I think the two that we kinda have to keep are “Let Me Out” and “Killing Ourselves To Live” because they are the main songs from Follow Me. Also, because they are great songs and they work well with the audience. We are also keeping “Hypocrite” as for us, it’s an awesome live song. Also, we’re planning on keeping “Emporer of Chaos” as it fits in very well with the newer songs, because it’s more of a political song and because audiences really like it.

From the last time we spoke, you said that your favourite song on Follow Me was “The Fall”. Any chance that could make it on to the setlist?

It could… But since we have “Chapter of The Witch”, it might be too much as it’s another intense fast-paced song and I don’t want too many of those working their way on to the setlist. So right now we’ve taken away “The Fall” to put in “Chapter of The Witch”. I mean you learn when you tour and “The Fall” has a tendency to be a little too fast, it’s not a really groovy track so we didn’t get the response that we hoped it would have got. I mean I really like the song, but it’s a really hard song to play live. 

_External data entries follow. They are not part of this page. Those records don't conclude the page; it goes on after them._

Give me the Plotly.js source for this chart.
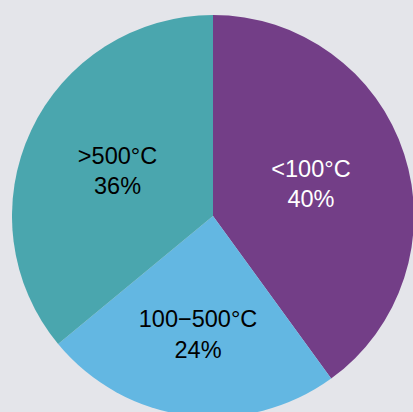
<!DOCTYPE html>
<html>
<head>
<meta charset="utf-8">
<script src="https://cdn.plot.ly/plotly-3.0.1.min.js"></script>
<style>
html,body{margin:0;padding:0;width:413px;height:412px;overflow:hidden;background:#e4e5ea;}
#chart{position:absolute;left:12px;top:15px;width:402px;height:402px;}
</style>
</head>
<body>
<div id="chart"></div>
<script>
const labels = ["<100°C", "100\u2212500°C", ">500°C"];
const values = [40, 24, 36];
const colors = ["#733e87", "#63b7e2", "#4aa6ae"];
const textColors = ["#ffffff", "#000000", "#000000"];

Plotly.newPlot("chart", [{
  type: "pie",
  labels: labels,
  values: values,
  sort: false,
  direction: "clockwise",
  rotation: 0,
  marker: {colors: colors, line: {width: 0}},
  texttemplate: "%{label}<br>%{percent:.0%}",
  textposition: "inside",
  insidetextorientation: "horizontal",
  insidetextfont: {family: "Liberation Sans, Arial, sans-serif", size: 23.5, color: textColors},
  hoverinfo: "none",
  showlegend: false
}], {
  width: 402, height: 402,
  margin: {l: 0, r: 0, t: 0, b: 0, pad: 0},
  paper_bgcolor: "rgba(0,0,0,0)",
  plot_bgcolor: "rgba(0,0,0,0)",
  showlegend: false
}, {staticPlot: true, displayModeBar: false});
</script>
</body>
</html>
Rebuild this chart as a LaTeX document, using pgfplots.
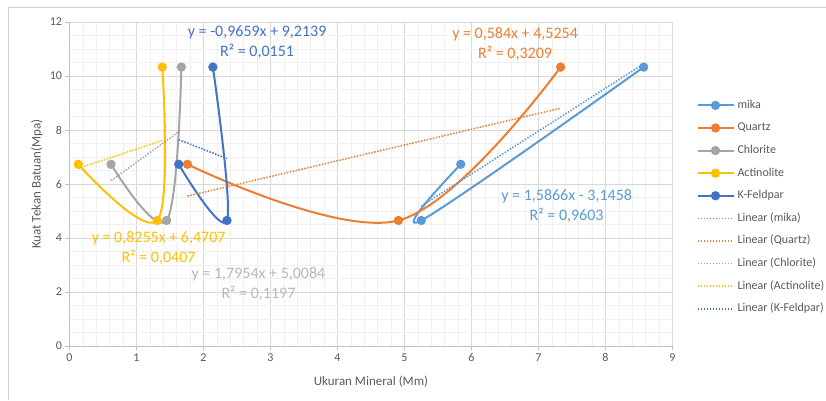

Excellent, I mean I really like that song too, so if there’s a chance to hear it live again, I’m always there. Just moving away from songwriting now. What are your thoughts on the progression of women in the metal world, as they are becoming more and more prevalent in a metal context?

It’s interesting that this is even a question but understand why. I hope that it will develop further than it is, it’s definitely better for sure, certainly more so than when I first started in music. You’re seeing many more bands of just women or band with women in them. I hope it will develop further and I hope one day you won’t even have to call attention to it. You know, so we’re at a point where the term “female-fronted” for example is no longer something that is needed.

Yeah, it is kinda silly when you think about it, as long as the music is good, who cares who is playing it. Another question, I think is very interesting. From your experience across your whole career, what is the one piece of advice you give to a new up-and-coming band starting in the industry today?

Since the music business has changed so much since I started, it hard to say. As things that used to be true, aren’t anymore. One thing I will say is you can’t lie to new bands about how much work you have to put into it. Nothing is going to happen for free and if you are not committed, dedicated and not truly ready to sacrifice things, this is not the industry you want to be in. Because you have to sacrifice financial security, friends, families and whatever in order to make it work.  You know, you have to take tours before birthdays, festival slots before weddings. If you’re not prepared to do that, you will be disappointed and you will feel like a failure because you won’t make it very far. I know that sound really harsh because you want to encourage people but it’s also the truth and if you’re not ready there will always be someone who will stand over you. At the same time, I have always been that kind of person to stand on my own and do what my heart tells me otherwise I wouldn’t be here. 

However, if you’re willing to make that kind of sacrifice then it is worth it in the end because music is such a necessary thing, we need it in the world as a world without music would be a hard one to live in.

I couldn’t agree more music is so important, it’s the main thing I use to ignore that fact the world is dying and going to crap. So, just end on and this my favourite question I ask. What is the hardest thing, professionally or personally, you have had to overcome and how did you overcome it?

Hmm, that’s a hard question, give me a minute. So, actually, this is it. I’m afraid of flying and aeroplanes in general. Whenever I sit in a plane, which you do a lot on tour, I ask myself “Why am I doing this?” but I’m still doing it anyway. I think that if I didn’t have this passion for music, I would never face that fear as much as I do. I would probably not go on a plane at all. Yet, today I’m facing that fear all of the time. I always wonder to myself, why isn’t flying becoming easier, because I’m doing it so much. Yes, you have fear but having such a strong feeling inside of you to face that fear is important and once you have that, yes it might not become easier but doing the thing enjoy becomes more rewarding.